__Goal__
Starting with the first line of the listing, quote each line exactly until and including the one with "1495,1485,1475,1465,1455,1445,1435,1425,1415,1405];", leaving pictures out.
- - -
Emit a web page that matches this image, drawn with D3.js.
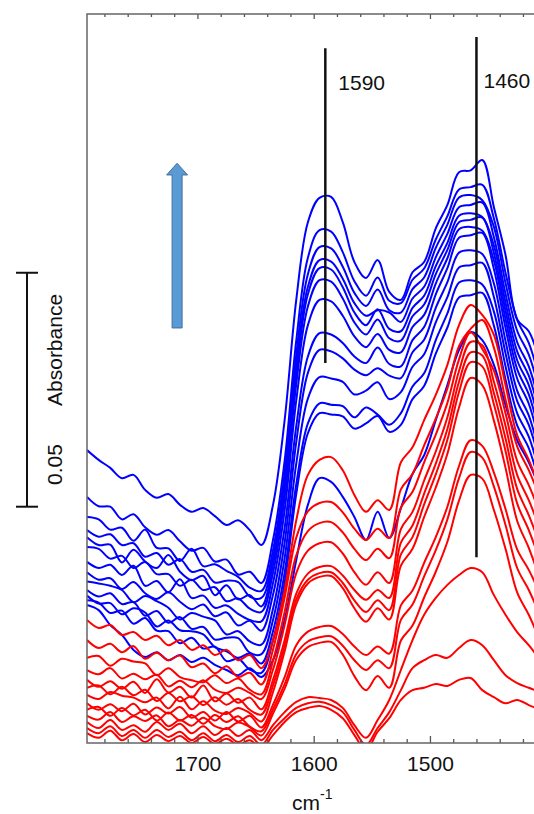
<!DOCTYPE html>
<html>
<head>
<meta charset="utf-8">
<script src="https://cdn.jsdelivr.net/npm/d3@7"></script>
<style>
body { margin: 0; background: #fff; }
svg { display: block; font-family: "Liberation Sans", Arial, sans-serif; }
</style>
</head>
<body>
<svg width="534" height="814"></svg>
<script>
// sampling grid of every spectrum (cm-1)
var wavenumbers = [1795,1785,1775,1765,1755,1745,1735,1725,1715,1705,
                   1695,1685,1675,1665,1655,1645,1635,1625,1615,1605,
                   1595,1585,1575,1565,1555,1545,1535,1525,1515,1505,
                   1495,1485,1475,1465,1455,1445,1435,1425,1415,1405];

// absorbance, in mAbs (offset spectra)
var blueSpectra = [
  [62.6,60.5,58.8,56.6,57.3,54.1,52.4,53.2,50.9,49.4,50.2,48.5,46.6,47.6,45.5,42.3,50.9,69.0,94.7,111.3,116.5,116.7,111.3,102.8,99.4,103.2,96.4,94.7,100.6,102.8,110.0,115.0,122.0,122.4,124.6,114.5,104.3,90.5,88.0,80.8],
  [52.6,50.6,50.5,47.8,48.9,46.1,44.5,45.5,43.1,41.1,41.7,38.8,39.2,36.0,36.6,34.2,43.4,60.3,86.0,103.7,109.6,109.3,104.9,98.7,95.6,99.5,94.5,94.0,99.0,101.4,107.6,112.6,118.3,118.8,119.3,112.1,100.5,90.5,85.5,77.2],
  [48.3,47.8,45.6,46.0,43.2,45.6,41.7,41.6,38.9,41.5,37.8,38.2,36.8,35.5,33.2,32.5,41.2,57.8,83.0,100.2,106.0,105.7,101.8,96.2,93.4,96.9,92.5,92.0,97.0,99.5,105.8,110.8,116.6,117.1,116.0,110.3,98.3,88.1,83.0,74.5],
  [45.5,44.1,44.6,42.3,42.7,39.8,40.6,38.1,39.3,36.6,37.0,34.3,34.7,34.4,31.3,31.0,39.6,55.8,80.6,97.5,103.2,102.9,99.2,94.0,91.3,92.5,92.0,90.0,95.0,97.5,103.8,108.8,114.5,115.0,115.5,108.1,96.0,85.7,80.5,71.9],
  [44.0,42.3,42.4,38.6,41.3,38.8,37.4,40.2,36.6,34.8,35.7,31.6,33.7,30.7,31.6,29.2,38.1,54.3,78.9,95.9,101.5,101.2,97.4,92.0,89.3,92.7,88.5,88.0,93.0,95.6,101.9,106.9,112.7,113.2,112.4,106.3,94.1,83.7,78.5,69.8],
  [41.9,41.5,39.4,40.0,37.4,38.7,36.1,36.1,33.6,34.9,32.7,33.3,30.3,30.9,28.7,28.0,36.4,52.4,76.7,93.3,98.9,98.6,95.0,89.9,87.3,90.5,86.5,86.0,91.2,93.7,100.2,105.4,111.3,111.8,112.3,104.7,92.4,81.8,76.5,67.7],
  [38.7,37.4,38.1,35.9,37.9,33.6,34.6,32.2,35.0,31.0,31.5,28.9,29.4,27.6,26.3,26.0,34.2,49.7,73.2,89.3,94.7,94.4,91.3,86.9,84.6,87.4,84.0,83.5,88.9,91.5,98.2,103.6,109.8,110.3,109.5,103.1,90.6,79.9,74.5,65.5],
  [36.5,34.9,35.2,32.9,34.4,32.0,30.8,32.2,30.2,28.6,29.6,27.1,27.9,25.1,26.1,24.0,31.7,46.0,67.7,82.6,87.6,87.3,85.5,82.6,81.2,84.5,81.0,80.5,86.1,88.9,95.9,101.5,108.0,108.5,109.0,101.3,88.7,77.9,72.5,63.5],
  [34.5,34.1,33.6,32.7,30.1,31.4,30.3,28.9,26.4,27.8,27.0,26.2,23.2,23.9,21.7,21.0,28.7,42.8,64.3,79.1,84.0,83.7,82.2,79.8,78.6,80.1,78.5,78.0,83.5,86.2,93.0,98.5,104.8,105.3,104.5,98.2,85.9,75.3,70.0,61.2],
  [32.7,31.3,32.0,29.7,30.1,27.2,28.2,25.7,26.9,24.4,24.8,22.1,22.5,22.4,19.3,19.0,26.3,39.5,59.7,73.6,78.2,77.9,77.2,74.5,75.3,77.1,73.5,75.0,80.4,83.1,89.9,95.3,101.6,102.1,102.6,95.3,83.3,73.1,68.0,59.5],
  [31.5,29.8,29.9,27.5,28.8,27.9,24.9,26.2,24.1,23.9,23.2,20.5,19.6,18.2,19.1,17.0,23.9,36.4,55.3,68.3,72.6,72.3,72.0,69.6,71.7,70.2,68.0,70.5,76.2,79.0,86.1,91.8,98.4,98.9,98.0,92.2,80.5,70.5,65.5,57.1],
  [30.5,30.0,27.8,28.3,25.5,26.7,24.0,23.9,21.3,22.5,20.2,20.6,17.5,18.0,15.7,15.0,21.9,34.3,53.2,66.2,70.5,70.2,69.8,67.2,68.3,69.9,66.5,68.0,73.5,76.3,83.2,88.8,95.2,95.7,96.2,89.2,77.7,67.9,63.0,54.8],
  [29.5,28.4,25.2,23.1,19.9,18.4,19.4,17.7,18.8,17.3,18.2,16.7,15.6,14.5,16.0,14.1,17.7,26.3,39.1,50.9,56.6,55.8,52.6,48.3,43.4,49.4,43.8,50.2,57.5,61.5,69.0,76.5,84.0,87.8,86.1,80.8,72.2,64.7,60.0,54.1]
];

var redSpectra = [
  [26.3,24.6,25.2,23.1,23.7,22.0,22.9,20.9,22.0,19.9,20.9,18.8,19.9,17.7,18.8,16.0,22.0,32.7,47.6,57.3,60.5,61.1,58.3,53.0,49.4,51.9,49.8,60.0,63.2,69.0,74.4,80.8,89.3,93.6,91.5,87.2,76.5,65.8,60.5,54.1],
  [22.0,20.3,21.2,19.4,20.7,18.0,19.3,17.7,18.7,16.2,17.0,14.9,16.4,14.1,15.0,12.5,20.0,31.1,43.9,49.5,51.3,51.5,49.3,45.8,43.4,45.8,43.8,54.2,57.5,63.6,69.3,75.8,84.8,88.5,90.4,84.5,73.4,63.4,58.3,52.2],
  [18.2,18.6,16.5,18.0,17.4,17.0,14.5,16.0,14.1,13.4,13.0,14.5,12.8,13.8,11.4,10.4,17.6,28.0,40.1,45.3,47.0,47.2,45.0,41.5,39.1,41.5,39.5,50.3,53.7,60.0,65.9,72.7,82.0,87.8,84.2,79.6,70.5,60.3,55.1,48.9],
  [15.6,14.7,16.0,13.8,14.8,13.6,14.6,12.1,13.3,11.9,13.4,11.4,10.7,11.8,10.7,9.4,15.7,25.2,36.3,41.1,42.7,42.9,40.5,36.5,33.8,36.5,34.2,45.7,49.4,56.1,62.3,69.6,79.5,85.7,85.0,77.2,67.8,57.3,51.9,45.5],
  [13.5,12.0,13.2,11.6,13.1,10.7,13.6,10.8,12.0,9.7,12.3,8.9,10.6,8.6,9.7,7.2,13.5,22.0,31.9,36.2,37.6,37.8,35.8,32.7,30.6,32.7,31.0,42.8,46.5,53.3,59.7,67.1,77.2,83.5,82.8,74.8,65.1,54.3,48.7,42.1],
  [11.8,12.3,10.4,12.0,10.2,11.4,9.0,10.7,8.9,10.0,8.1,9.8,8.2,9.4,7.1,6.1,12.3,20.8,30.7,34.9,36.3,36.5,34.2,30.5,28.0,30.5,28.4,40.3,44.0,51.0,57.4,64.8,75.0,81.4,80.5,72.4,62.4,51.2,45.5,38.7],
  [10.3,9.4,10.9,10.1,9.7,8.7,9.7,7.4,9.9,7.2,8.9,6.9,6.2,7.5,6.4,4.6,10.9,19.6,29.7,34.1,35.5,35.7,33.1,28.8,25.9,28.8,26.4,37.9,41.5,48.3,54.6,61.8,71.7,78.0,76.5,68.9,58.8,47.5,41.7,34.8],
  [8.5,7.1,8.3,6.8,8.4,6.1,7.6,6.3,7.7,5.4,6.6,4.8,6.6,4.6,5.8,3.3,8.2,14.1,20.9,23.8,24.8,25.0,23.3,20.6,18.8,20.6,19.1,29.4,32.6,38.5,44.0,50.5,59.2,64.7,63.5,57.8,50.0,41.4,37.0,31.7],
  [7.1,7.7,5.8,7.5,5.9,7.1,4.8,6.5,4.8,6.0,4.1,6.0,4.5,5.7,3.5,2.5,7.2,12.6,19.0,21.7,22.6,22.8,20.8,17.7,15.6,17.7,16.0,26.3,29.6,35.6,41.2,47.8,56.6,62.2,61.0,54.8,46.6,37.4,32.7,27.1],
  [5.8,5.0,6.6,4.5,5.7,4.7,5.9,3.6,4.9,3.7,5.4,3.6,3.0,4.4,3.4,1.6,6.3,11.6,17.8,20.5,21.4,21.6,18.9,14.3,11.3,14.3,11.8,21.9,25.1,31.1,36.6,43.0,51.8,57.3,56.5,49.8,41.5,32.2,27.4,21.7],
  [4.5,3.2,4.9,2.8,3.8,2.4,4.5,2.8,4.1,2.1,3.6,1.7,3.2,1.5,2.8,0.6,3.8,6.6,8.8,9.8,9.6,9.2,7.5,3.8,1.1,4.9,9.2,15.6,22.0,27.4,31.0,33.8,35.9,37.4,36.5,31.6,27.4,23.7,20.9,17.7],
  [3.2,2.1,3.6,1.5,2.8,1.1,2.8,1.3,2.4,0.6,2.1,0.4,1.7,0.2,1.5,-0.4,2.8,5.3,7.5,8.5,8.8,8.1,6.6,2.8,-0.4,3.2,6.6,11.3,16.0,17.7,18.8,18.2,20.3,22.0,20.9,17.7,14.5,12.8,11.8,10.9],
  [2.1,1.1,2.6,0.6,1.9,0.2,1.7,0.4,1.5,0.0,1.3,-0.2,0.9,-0.4,0.6,-1.1,1.7,4.5,6.6,7.5,7.9,7.1,5.3,1.7,-1.5,2.4,5.3,9.2,11.3,11.8,12.6,12.2,13.5,13.9,11.3,9.8,8.5,9.2,8.1,7.1]
];

var majorTicks = [1700, 1600, 1500];
var markerBands = [1590, 1460];
var markerLabels = ["1590", "1460"];
var scaleBarSize = 50; // mAbs = 0.05 absorbance

var svg = d3.select("svg"),
    pLeft = 87, pRight = 534, pTop = 14, pBottom = 743;

var x = d3.scaleLinear().domain([1795, 1410.5]).range([pLeft, pRight]);
var y = d3.scaleLinear().domain([0, 155.8]).range([pBottom, pTop]);

svg.append("defs").append("clipPath").attr("id", "plot")
  .append("rect").attr("x", pLeft).attr("y", pTop)
  .attr("width", pRight - pLeft + 10).attr("height", pBottom - pTop);

var line = d3.line()
  .x(function (d, i) { return x(wavenumbers[i]); })
  .y(function (d) { return y(d); })
  .curve(d3.curveCatmullRom.alpha(0.5));

var spectra = svg.append("g").attr("clip-path", "url(#plot)");

spectra.selectAll("path.blue")
  .data(blueSpectra)
  .enter().append("path")
  .attr("class", "blue")
  .attr("d", line)
  .attr("fill", "none")
  .attr("stroke", "#0000ff")
  .attr("stroke-width", 2);

spectra.selectAll("path.red")
  .data(redSpectra)
  .enter().append("path")
  .attr("class", "red")
  .attr("d", line)
  .attr("fill", "none")
  .attr("stroke", "#ff0000")
  .attr("stroke-width", 2);

// marker lines at the two bands
var markerTop = [148.5, 150.9], markerBottom = [81.2, 39.7], labelDx = [13, 7], labelY = [90, 88];
svg.selectAll("line.marker")
  .data(markerBands)
  .enter().append("line")
  .attr("class", "marker")
  .attr("x1", function (d) { return x(d); })
  .attr("x2", function (d) { return x(d); })
  .attr("y1", function (d, i) { return y(markerTop[i]); })
  .attr("y2", function (d, i) { return y(markerBottom[i]); })
  .attr("stroke", "#111")
  .attr("stroke-width", 2.5);

svg.selectAll("text.marker")
  .data(markerBands)
  .enter().append("text")
  .attr("class", "marker")
  .attr("x", function (d, i) { return x(d) + labelDx[i]; })
  .attr("y", function (d, i) { return labelY[i]; })
  .attr("font-size", 21)
  .attr("fill", "#111")
  .text(function (d, i) { return markerLabels[i]; });

// axes: ticks point inwards
var minorTicks = d3.range(1420, 1781, 20).filter(function (t) { return majorTicks.indexOf(t) < 0; });

function frameAxis(g) {
  g.select(".domain").remove();
  g.selectAll(".tick line").attr("stroke", "#555").attr("stroke-width", 1.3);
}

svg.append("g").attr("transform", "translate(0," + pBottom + ")")
  .call(d3.axisBottom(x).tickValues(minorTicks).tickSize(-4).tickFormat(""))
  .call(frameAxis);
svg.append("g").attr("transform", "translate(0," + pBottom + ")")
  .call(d3.axisBottom(x).tickValues(majorTicks).tickSize(-7).tickPadding(13).tickFormat(d3.format("d")))
  .call(frameAxis)
  .selectAll("text").attr("font-size", 21).attr("font-family", "Liberation Sans, Arial, sans-serif").attr("fill", "#111");
svg.append("g").attr("transform", "translate(0," + pTop + ")")
  .call(d3.axisTop(x).tickValues(minorTicks).tickSize(-3).tickFormat(""))
  .call(frameAxis);
svg.append("g").attr("transform", "translate(0," + pTop + ")")
  .call(d3.axisTop(x).tickValues(majorTicks).tickSize(-5).tickFormat(""))
  .call(frameAxis);

svg.append("path")
  .attr("d", "M" + pRight + "," + pTop + "H" + pLeft + "V" + pBottom + "H" + pRight)
  .attr("fill", "none")
  .attr("stroke", "#666")
  .attr("stroke-width", 1.5);

// axis title cm-1
var xt = svg.append("text").attr("x", 292).attr("y", 810).attr("font-size", 21).attr("fill", "#111");
xt.append("tspan").text("cm");
xt.append("tspan").attr("dy", -11).attr("font-size", 14).text("-1");

// scale bar 0.05 absorbance
var barTop = 100.5, barX = 27;
var bar = svg.append("g").attr("stroke", "#111").attr("stroke-width", 2);
bar.append("line").attr("x1", barX).attr("x2", barX)
  .attr("y1", y(barTop)).attr("y2", y(barTop - scaleBarSize));
[barTop, barTop - scaleBarSize].forEach(function (v) {
  bar.append("line").attr("x1", barX - 11).attr("x2", barX + 11)
    .attr("y1", y(v)).attr("y2", y(v));
});
svg.append("text")
  .attr("transform", "translate(62," + y(barTop - scaleBarSize * 0.82) + ") rotate(-90)")
  .attr("text-anchor", "middle").attr("font-size", 21).attr("fill", "#111")
  .text("0.05");
svg.append("text")
  .attr("transform", "translate(62," + y(barTop - scaleBarSize * 0.33) + ") rotate(-90)")
  .attr("text-anchor", "middle").attr("font-size", 21).attr("fill", "#111")
  .text("Absorbance");

// arrow showing the trend from red to blue
var ax = x(1717.5), tipV = 123.9, headV = 121.4, tailV = 88.7, sw = 5, hw = 10.5;
svg.append("path")
  .attr("d", "M" + (ax - sw) + "," + y(tailV) +
             "V" + y(headV) + "H" + (ax - hw) +
             "L" + ax + "," + y(tipV) +
             "L" + (ax + hw) + "," + y(headV) +
             "H" + (ax + sw) + "V" + y(tailV) + "Z")
  .attr("fill", "#5b9bd5")
  .attr("stroke", "#41719c")
  .attr("stroke-width", 1);
</script>
</body>
</html>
- - -
__Answer__
Emit a web page that matches this image, drawn with D3.js.
<!DOCTYPE html>
<html>
<head>
<meta charset="utf-8">
<script src="https://cdn.jsdelivr.net/npm/d3@7"></script>
<style>
body { margin: 0; background: #fff; }
svg { display: block; font-family: "Liberation Sans", Arial, sans-serif; }
</style>
</head>
<body>
<svg width="534" height="814"></svg>
<script>
// sampling grid of every spectrum (cm-1)
var wavenumbers = [1795,1785,1775,1765,1755,1745,1735,1725,1715,1705,
                   1695,1685,1675,1665,1655,1645,1635,1625,1615,1605,
                   1595,1585,1575,1565,1555,1545,1535,1525,1515,1505,
                   1495,1485,1475,1465,1455,1445,1435,1425,1415,1405];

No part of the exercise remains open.